萬物天地皆有靈,這想法是美麗的。而拉圖尚有更狠的一手:「我們從未現代過。」怎麼說?「現代」(modern)的意思之一是指人類終於掌握科技,因而造就了文明與自然的大分裂,但拉圖說,這所謂現代性的「分裂」,只是一場立法過程:以科學知識和社會體制分割人類與自然的疆域,而事實上人類從未與自然分裂過(因此也從未「現代」過)。 我們本來就是混種(hybrid):人與自然的共生體(或說是地球蓋婭的一部份?),卻在現代氛圍裡被現代科學知識所漠視。
拉圖的理論挑釁,跟對地球蓋婭的想象同樣引人入勝,只是當話說得太盡太遠,又會變得太政治正確而令人生厭。

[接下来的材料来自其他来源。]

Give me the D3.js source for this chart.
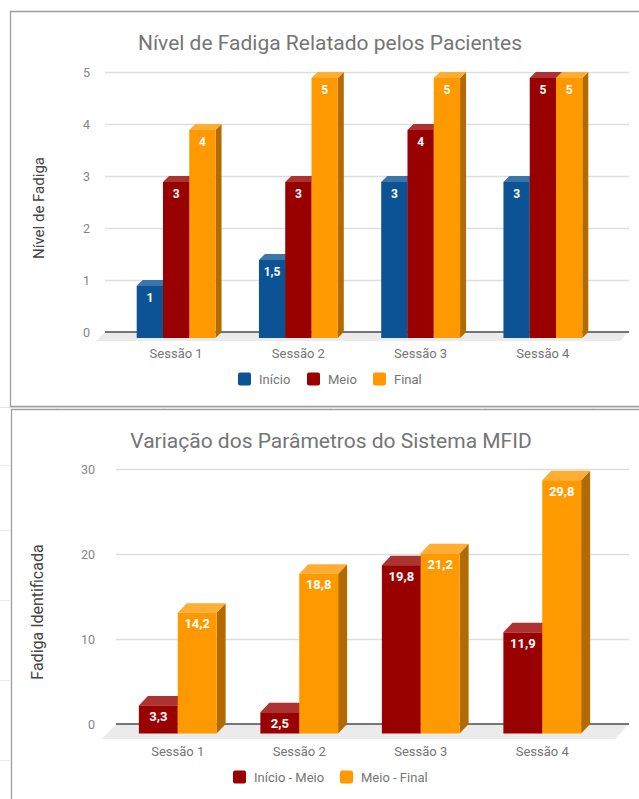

有一個對拉圖的批評經常被引述:你說不要以社會文明的知識範疇去理解自然,例如不要用科學知識中的「人類/自然」的二分法,而應改用新概念新詞彙去說明人與自然的關係,像蓋婭假說。可是當你要解釋蓋婭假說時,還得仰賴自然科學家的研究,證明地球有生命體式調整能力。到頭來仍是一種由人類觀點建構的知識範疇。批評者說,這叫「知識論上的膽小鬼」(epistemological chicken),不斷把說法無限後退,誰不敢把話說得更後設,誰就是膽小鬼(我會說這就是「政治不正確者」) — — 那不過是男孩之間「鬥大膽」的無聊遊戲。
我比較接受這個說法。對拉圖,亦因此只能同情而審慎地閱讀他。